For traders, the volatility is an opportunity. The VIX for crypto—the DVOL index—is at 78, its highest since March 2024. Options markets are pricing in another 10% move in either direction for Bitcoin over the next week. Straddles and strangles are the play if you have the risk appetite. But for long-term holders, the advice is simpler: dollar-cost average into BTC and ETH, and avoid catching the falling knife on altcoins until the regulatory fog clears.

“We’re telling our clients to reduce altcoin exposure to no more than 15% of their crypto allocation. The regulatory risk is asymmetric—limited upside, unlimited downside. Bitcoin and Ether have the most legal clarity, and that’s where capital will flow in a risk-off environment.” — Sarah Lin, Portfolio Manager at Pantera Capital

The derivatives market is flashing warning signals. Open interest in Bitcoin futures on the CME fell 12% to $8.3 billion, the lowest in two months. Basis trade—the spread between futures and spot—narrowed to just 2.5% annualized, down from 8% in May. That suggests arbitrageurs are unwinding positions, a sign that professional money is de-risking. Liquidations totaled $450 million in the past 24 hours, with long positions accounting for 85% of that, per Coinglass.

Looking Ahead: The Week’s Key Catalysts

The calendar is stacked. Wednesday brings the U.S. Consumer Price Index (CPI) report for May, which is expected to show core inflation at 3.4% year-over-year. A hot number could sink risk assets further; a cool print might spark a relief rally. But crypto’s correlation to macro has been inconsistent lately, so don’t bet the farm on a single data point.

On Thursday, SEC Chair Gary Gensler is scheduled to testify before the House Financial Services Committee. Expect fireworks.
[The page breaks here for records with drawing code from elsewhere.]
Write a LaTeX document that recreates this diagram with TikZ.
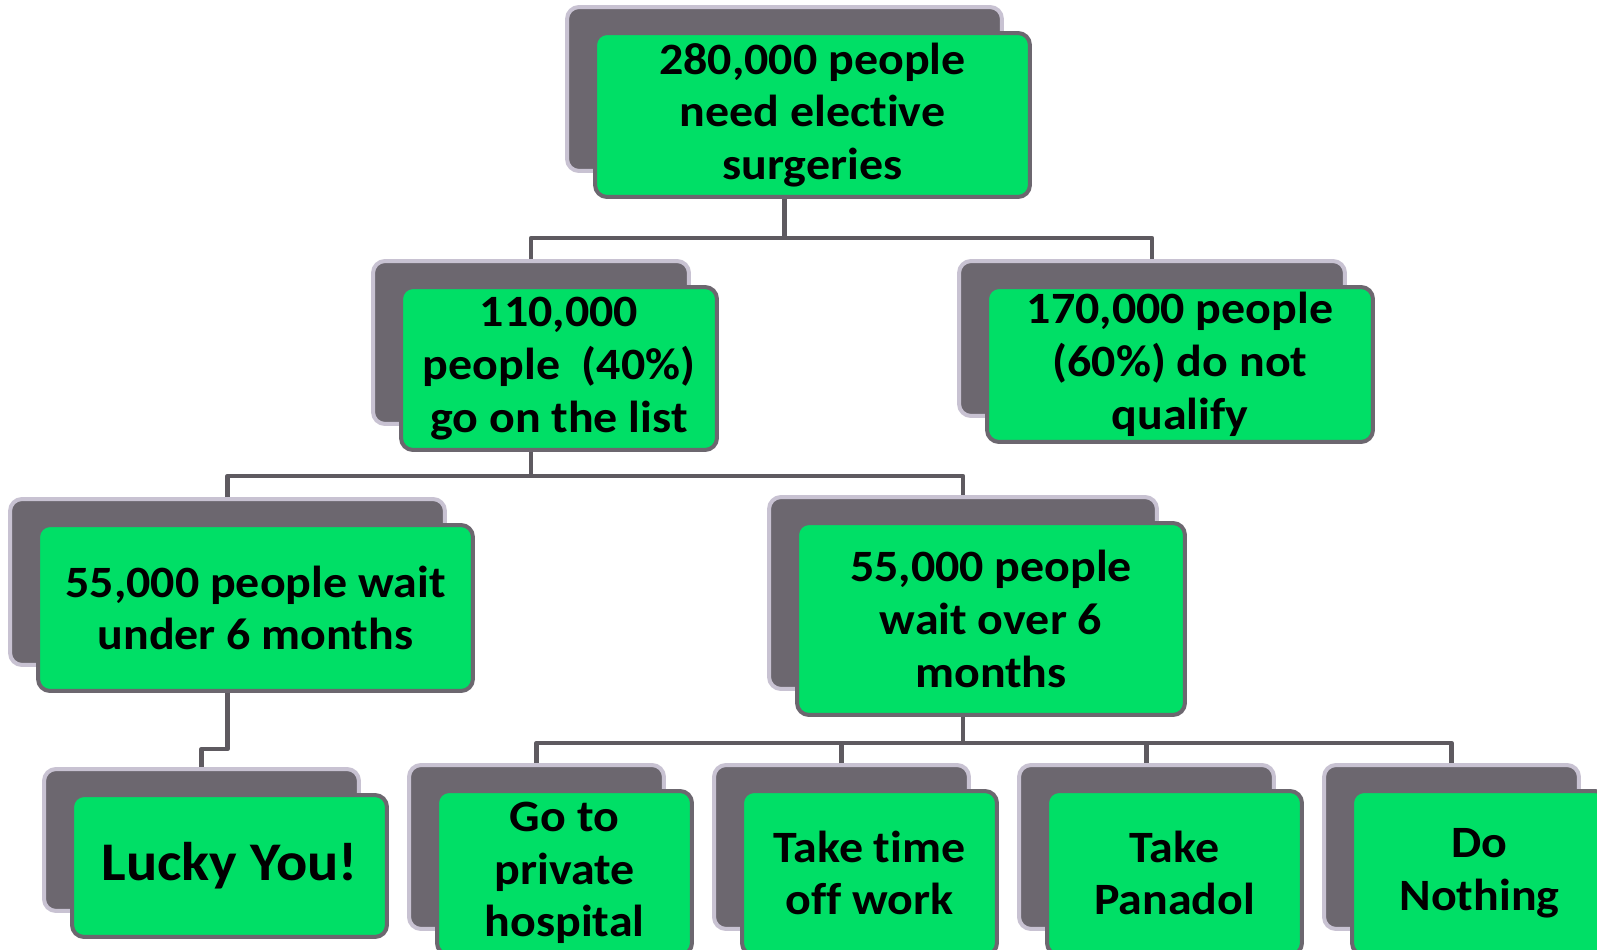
\documentclass[tikz,border=0pt]{standalone}
\usepackage{fontspec}
\setmainfont{Carlito}[FakeStretch=1.07, Ligatures=NoCommon]
\usepackage{tikz}
\usetikzlibrary{positioning}
\definecolor{boxgreen}{RGB}{0,223,102}
\definecolor{shadegray}{RGB}{108,103,111}
\definecolor{shadeedge}{RGB}{200,194,210}
\definecolor{linkgray}{RGB}{94,90,96}

\begin{document}
\begin{tikzpicture}[x=0.02cm, y=-0.02cm,
        backbox/.style={draw=shadeedge, fill=shadegray, line width=0.08cm, rounded corners=0.24cm, inner sep=0pt},
        frontbox/.style={draw=shadegray, fill=boxgreen, line width=0.08cm, rounded corners=0.24cm, inner sep=0pt, align=center,
          font=\fontsize{25.5pt}{30pt}\selectfont\bfseries},
        link/.style={draw=linkgray, line width=0.09cm, line join=round}
      ]
      \useasboundingbox (0,0) rectangle (1597,950);

      % level 1
      \node[backbox, minimum width=8.7cm, minimum height=3.28cm] (topsh) at (784.5,89) {};
      \node[frontbox, minimum width=8.7cm, minimum height=3.28cm] (top) at ([shift={(28,26)}]topsh.center) {280,000 people\\need elective\\surgeries};

      % level 2
      \node[backbox, minimum width=6.32cm, minimum height=3.26cm] (listsh) at (531,342.5) {};
      \node[frontbox, minimum width=6.32cm, minimum height=3.26cm] (list) at ([shift={(28,26)}]listsh.center) {110,000\\people~~(40\%)\\go on the list};
      \node[backbox, minimum width=7.72cm, minimum height=3.1cm] (noqualsh) at (1152,338.5) {};
      \node[frontbox, minimum width=7.72cm, minimum height=3.1cm] (noqual) at ([shift={(28,26)}]noqualsh.center) {170,000 people\\(60\%) do not\\qualify};

      % level 3
      \node[backbox, minimum width=8.7cm, minimum height=3.32cm] (undersh) at (227.5,582) {};
      \node[frontbox, minimum width=8.7cm, minimum height=3.32cm] (under) at ([shift={(28,26)}]undersh.center) {55,000 people wait\\under 6 months};
      \node[backbox, minimum width=7.76cm, minimum height=3.84cm] (oversh) at (963,593) {};
      \node[frontbox, minimum width=7.76cm, minimum height=3.84cm] (over) at ([shift={(28,26)}]oversh.center) {55,000 people\\wait over 6\\months};

      % level 4
      \node[backbox, minimum width=6.3cm, minimum height=2.84cm] (luckysh) at (201.5,840) {};
      \node[frontbox, minimum width=6.3cm, minimum height=2.84cm, font=\fontsize{31pt}{36pt}\selectfont\bfseries] (lucky) at ([shift={(28,26)}]luckysh.center) {Lucky You!};
      \node[backbox, minimum width=5.1cm, minimum height=3.28cm] (privsh) at (536.5,847) {};
      \node[frontbox, minimum width=5.1cm, minimum height=3.28cm] (priv) at ([shift={(28,26)}]privsh.center) {Go to\\private\\hospital};
      \node[backbox, minimum width=5.1cm, minimum height=3.28cm] (timeoffsh) at (841.5,847) {};
      \node[frontbox, minimum width=5.1cm, minimum height=3.28cm] (timeoff) at ([shift={(28,26)}]timeoffsh.center) {Take time\\off work};
      \node[backbox, minimum width=5.1cm, minimum height=3.28cm] (panadolsh) at (1146.5,847) {};
      \node[frontbox, minimum width=5.1cm, minimum height=3.28cm] (panadol) at ([shift={(28,26)}]panadolsh.center) {Take\\Panadol};
      \node[backbox, minimum width=5.1cm, minimum height=3.28cm] (nothingsh) at (1451.5,847) {};
      \node[frontbox, minimum width=5.1cm, minimum height=3.28cm] (nothing) at ([shift={(28,26)}]nothingsh.center) {Do\\Nothing};

      % connectors
      \coordinate (bus1) at (0,238);
      \coordinate (bus2) at (0,476);
      \coordinate (bus3) at (0,743);
      \coordinate (jog) at (0,749);

      \draw[link] (topsh.south |- top.south) -- (topsh.south |- bus1);
      \draw[link] (listsh.north) -- (listsh.north |- bus1) -- (noqualsh.north |- bus1) -- (noqualsh.north);

      \draw[link] (listsh.south |- list.south) -- (listsh.south |- bus2);
      \draw[link] (undersh.north) -- (undersh.north |- bus2) -- (oversh.north |- bus2) -- (oversh.north);

      \draw[link] (undersh.south |- under.south) -- (undersh.south |- jog) -- (luckysh.north |- jog) -- (luckysh.north);

      \draw[link] (oversh.south |- over.south) -- (oversh.south |- bus3);
      \draw[link] (privsh.north) -- (privsh.north |- bus3) -- (nothingsh.north |- bus3) -- (nothingsh.north);
      \draw[link] (timeoffsh.north) -- (timeoffsh.north |- bus3);
      \draw[link] (panadolsh.north) -- (panadolsh.north |- bus3);
    \end{tikzpicture}
\end{document}
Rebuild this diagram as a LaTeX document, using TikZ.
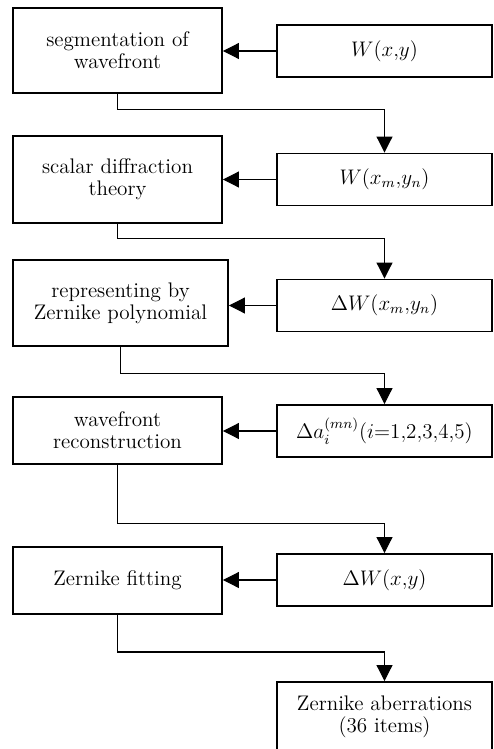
\documentclass[tikz,border=0pt]{standalone}
\usepackage{amsmath}
\usetikzlibrary{arrows.meta,positioning}

\begin{document}
\begin{tikzpicture}
	\tikzstyle{every node}=[font=\fontsize{12}{12.5}\selectfont]
	\tikzstyle{block}=[draw, line width=1.1pt, rectangle, align=center, minimum width=4.18cm, inner sep=2pt]
	\tikzstyle{data}=[draw, line width=1.1pt, rectangle, align=center, minimum width=4.30cm, minimum height=1.04cm, inner sep=2pt]
	\tikzstyle{flow}=[line width=0.6pt, -{Triangle[length=9pt,width=9pt]}]
	\useasboundingbox (0,0) rectangle (9.86,-14.98);
	% left column
	\node[block, minimum height=1.70cm] (seg) at (2.35,-1.01) {segmentation of\\wavefront};
	\node[block, minimum height=1.74cm] (scalar) at (2.35,-3.59) {scalar diffraction\\theory};
	\node[block, minimum height=1.72cm, minimum width=4.30cm] (zern) at (2.41,-6.06) {representing by\\Zernike polynomial};
	\node[block, minimum height=1.34cm] (recon) at (2.35,-8.61) {wavefront\\reconstruction};
	\node[block, minimum height=1.34cm] (fit) at (2.35,-11.61) {Zernike fitting};
	% right column
	\node[data] (wxy) at (7.69,-1.02) {$W(x{,}y)$};
	\node[data] (wmn) at (7.69,-3.59) {$W(x_m{,}y_n)$};
	\node[data] (dwmn) at (7.69,-6.11) {$\Delta W(x_m{,}y_n)$};
	\node[data] (dai) at (7.69,-8.62) {$\Delta a_i^{(mn)}(i{=}1{,}2{,}3{,}4{,}5)$};
	\node[data] (dwxy) at (7.69,-11.60) {$\Delta W(x{,}y)$};
	\node[data, minimum height=1.40cm] (aber) at (7.69,-14.34) {Zernike aberrations\\(36 items)};
	% arrows right to left
	\draw[flow] (wxy.west) -- (wxy.west -| seg.east);
	\draw[flow] (wmn.west) -- (wmn.west -| scalar.east);
	\draw[flow] (dwmn.west) -- (dwmn.west -| zern.east);
	\draw[flow] (dai.west) -- (dai.west -| recon.east);
	\draw[flow] (dwxy.west) -- (dwxy.west -| fit.east);
	% arrows down to the next data box
	\draw[flow] (seg.south) -- ++(0,-0.32) -| (wmn.north);
	\draw[flow] (scalar.south) -- ++(0,-0.30) -| (dwmn.north);
	\draw[flow] (zern.south) -- ++(0,-0.54) -| (dai.north);
	\draw[flow] (recon.south) -- ++(0,-1.18) -| (dwxy.north);
	\draw[flow] (fit.south) -- ++(0,-0.74) -| (aber.north);
\end{tikzpicture}
\end{document}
Lawmakers from both parties have been critical of the agency’s crypto enforcement approach, and this hearing could either escalate or defuse the regulatory tension. Watch for any remarks on the altcoin classification or the pending Ethereum ETF applications. Speaking of which, the SEC’s deadline for the VanEck spot Ether ETF is June 12—just five days away. A denial could add another layer of pain.

On the bright side, the sell-off is bringing in some value hunters. On-chain data shows that accumulation addresses—wallets that only buy, never sell—added 12,000 BTC in the past 24 hours, the highest daily inflow in three months. That’s the kind of behavior we saw during the 2022 bear market bottom. It doesn’t mean the bottom is in, but it suggests that long-term believers are using the dip to build positions.

For the rest of the week, expect high volatility and low liquidity, especially during the U.S. afternoon session when options expire. The June 7 crypto discussion is still unfolding, and by Friday, we could be looking at a very different market. If the regulatory storm passes without major enforcement actions, a snap-back rally is possible. But if the SEC follows through, we could be entering a prolonged crypto winter for altcoins. Either way, buckle up—this ride isn’t over.